El SESC Pompéia, diseñado por la arquitecta Lina Bo Bardi en el barrio de Perdizes.
El SESC Pompéia, diseñado por la arquitecta Lina Bo Bardi en el barrio de Perdizes.

Eso nos lleva al segundo tema paulista fundamental, la comida, reflejo indudable de la herencia cultural detrás del pueblo brasileño. Si tuviéramos que seleccionar los highlights de la ciudad, podríamos empezar por una reserva con mucha anticipación en la ya mítica Casa do Porco, un restaurante enfocado en una sola proteína y que es divertido y propositivo al mismo tiempo. Mani, de la chef Helena Rizzo, ofrece una versión de cocina brasileña refinada que no debería faltar, mientras que la hoy mejor chef del mundo según 50 Best, Janaína Torres, ofrece su aproximación, más relajada y citadina, en Dona Onca, dentro de las curvas del edificio Copan. Alex Atala sigue haciendo de las suyas en DOM, pero tal vez sea mejor acercarse a una versión más relajada de su cocina en Dalva e Dito. Y está Mocotó, de Rodrigo Oliveira, uno de los grandes exponentes de la gastronomía nordestina. Están también todos los locales asiáticos –Aizomé, Kotori o Shin Zushi– o los de influencia italiana –las pastas de Tássia Magalhães en Nelita son una verdadera obra de arte–. Komah, uno de los restaurantes de influencia coreana más originales de la ciudad, se encuentra en Barra Funda, junto con cientos de clásicos como Lanches Estadão o Leiteria Ita. En la sección de botecos también hay fuertes contendientes, aunque mi absoluto favorito es bar Moela, en su sucursal de Santa Cecilia, seguido del Bar Bagaceira. La lista podría seguir, pero habrá que dejarlo para otra vez.
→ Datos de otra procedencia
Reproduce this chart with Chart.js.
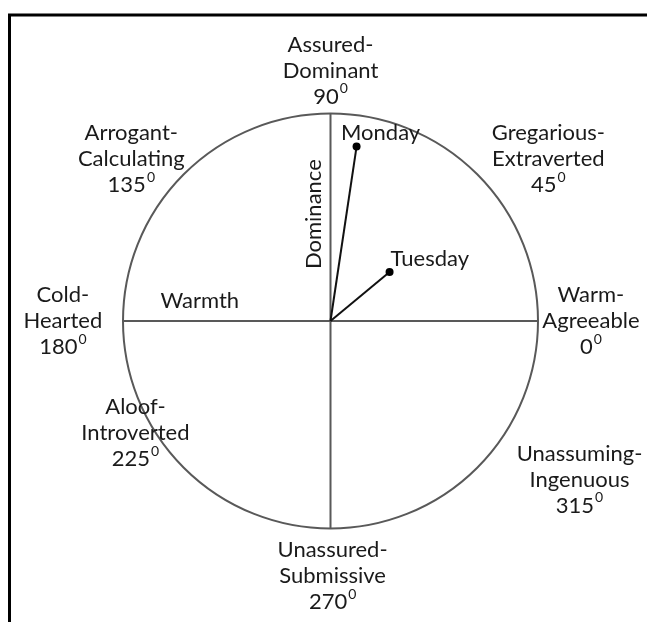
<!DOCTYPE html>
<html><head><meta charset="utf-8">
<script src="https://cdn.jsdelivr.net/npm/chart.js@4/dist/chart.umd.min.js"></script>
<style>html,body{margin:0;padding:0;background:#fff;overflow:hidden}</style>
</head><body>
<canvas id="c" width="647" height="622"></canvas>
<script>
// ---- data ----
const days = ['Monday', 'Tuesday'];
const dayAngles = [81.5, 39.7];        // degrees on the circumplex
const dayMagnitudes = [0.85, 0.37];    // fraction of circle radius
const octantAngles = [0, 45, 90, 135, 180, 225, 270, 315];
const octantNames = [
  ['Warm-', 'Agreeable'], ['Gregarious-', 'Extraverted'], ['Assured-', 'Dominant'],
  ['Arrogant-', 'Calculating'], ['Cold-', 'Hearted'], ['Aloof-', 'Introverted'],
  ['Unassured-', 'Submissive'], ['Unassuming-', 'Ingenuous']
];
const axisNames = ['Warmth', 'Dominance'];

// ---- layout (data units, radius = 1) ----
const octantLabelAnchors = [[1.255, 0], [1.05, 0.78], [0.0, 1.205], [-0.96, 0.78],
  [-1.29, 0], [-0.94, -0.54], [0.01, -1.23], [1.2, -0.765]];
const axisLabelAnchors = [[-0.63, 0.097], [-0.08, 0.515]];
const dayLabelOffsets = [[24, -14, 'center'], [1, -13, 'left']];

const FONT = 'Lato, "Open Sans", sans-serif';
const FS = 22;
const TEXT = '#1a1a1a';
const LINE_H = 26;

const rad = a => a * Math.PI / 180;
const datasets = days.map((d, i) => ({
  label: d,
  data: [{x: 0, y: 0}, {x: dayMagnitudes[i] * Math.cos(rad(dayAngles[i])), y: dayMagnitudes[i] * Math.sin(rad(dayAngles[i]))}],
  showLine: true,
  borderColor: '#111',
  backgroundColor: '#000',
  borderWidth: 2,
  pointRadius: [0, 4],
  pointHoverRadius: [0, 4],
  pointBorderWidth: 0
}));

function degText(ctx, deg, cx, cy) {
  const main = String(deg);
  ctx.font = FS + 'px ' + FONT;
  const w1 = ctx.measureText(main).width;
  ctx.font = '14px ' + FONT;
  const w2 = ctx.measureText('0').width;
  const x0 = cx - (w1 + w2 + 1) / 2;
  ctx.textAlign = 'left';
  ctx.font = FS + 'px ' + FONT;
  ctx.fillText(main, x0, cy);
  ctx.font = '14px ' + FONT;
  ctx.fillText('0', x0 + w1 + 1, cy - 8);
}

const circumplex = {
  id: 'circumplex',
  beforeDraw(chart) {
    const ctx = chart.ctx, sx = chart.scales.x, sy = chart.scales.y;
    ctx.save();
    ctx.fillStyle = '#fff';
    ctx.fillRect(0, 0, chart.width, chart.height);
    ctx.strokeStyle = '#000';
    ctx.lineWidth = 3;
    ctx.beginPath();
    ctx.moveTo(647, 15); ctx.lineTo(9.5, 15); ctx.lineTo(9.5, 622);
    ctx.stroke();
    const cx = sx.getPixelForValue(0), cy = sy.getPixelForValue(0);
    const r = sx.getPixelForValue(1) - cx;
    ctx.strokeStyle = '#595959';
    ctx.lineWidth = 2;
    ctx.beginPath();
    ctx.arc(cx, cy, r, 0, Math.PI * 2);
    ctx.stroke();
    ctx.beginPath();
    ctx.moveTo(sx.getPixelForValue(-1), cy); ctx.lineTo(sx.getPixelForValue(1), cy);
    ctx.moveTo(cx, sy.getPixelForValue(1)); ctx.lineTo(cx, sy.getPixelForValue(-1));
    ctx.stroke();
    ctx.restore();
  },
  afterDatasetsDraw(chart) {
    const ctx = chart.ctx, sx = chart.scales.x, sy = chart.scales.y;
    ctx.save();
    ctx.fillStyle = TEXT;
    ctx.textBaseline = 'middle';
    octantNames.forEach((lines, i) => {
      const px = sx.getPixelForValue(octantLabelAnchors[i][0]);
      const py = sy.getPixelForValue(octantLabelAnchors[i][1]);
      ctx.font = FS + 'px ' + FONT;
      ctx.textAlign = 'center';
      ctx.fillText(lines[0], px, py - LINE_H);
      ctx.fillText(lines[1], px, py);
      degText(ctx, octantAngles[i], px, py + LINE_H);
    });
    ctx.font = FS + 'px ' + FONT;
    ctx.textAlign = 'center';
    ctx.fillText(axisNames[0], sx.getPixelForValue(axisLabelAnchors[0][0]), sy.getPixelForValue(axisLabelAnchors[0][1]));
    ctx.save();
    ctx.translate(sx.getPixelForValue(axisLabelAnchors[1][0]), sy.getPixelForValue(axisLabelAnchors[1][1]));
    ctx.rotate(-Math.PI / 2);
    ctx.fillText(axisNames[1], 0, 0);
    ctx.restore();
    chart.data.datasets.forEach((ds, i) => {
      const pt = chart.getDatasetMeta(i).data[1];
      ctx.textAlign = dayLabelOffsets[i][2];
      ctx.fillText(days[i], pt.x + dayLabelOffsets[i][0], pt.y + dayLabelOffsets[i][1]);
    });
    ctx.restore();
  }
};

new Chart(document.getElementById('c'), {
  type: 'scatter',
  data: { datasets },
  options: {
    responsive: false,
    animation: false,
    events: [],
    layout: { padding: { left: 123, right: 109, top: 113.5, bottom: 93.5 } },
    scales: {
      x: { type: 'linear', min: -1, max: 1, display: false },
      y: { type: 'linear', min: -1, max: 1, display: false }
    },
    plugins: { legend: { display: false }, tooltip: { enabled: false } }
  },
  plugins: [circumplex]
});
</script>
</body></html>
Y lo mismo sucede con todo lo que quedaría por ver. El original edificio del SESC Pompeia, también de Lina, igual que su Casa de Vidrio. Las tiendas de Oscar Freire –el espacio Havaianas, Osklen y Granados, mis consentidas–, el Mercado Municipal y la zona del centro, con el Centro Cultural del Banco de Brasil y el primer rascacielos de la ciudad, hoy ocupado por el Banco Santander.

Pero esto es apenas una probada de Brasil y sin duda no cabe en un par de páginas. Que sirva para abrir el apetito, a manera de introducción, con uno de los países más maravillosos de este planeta.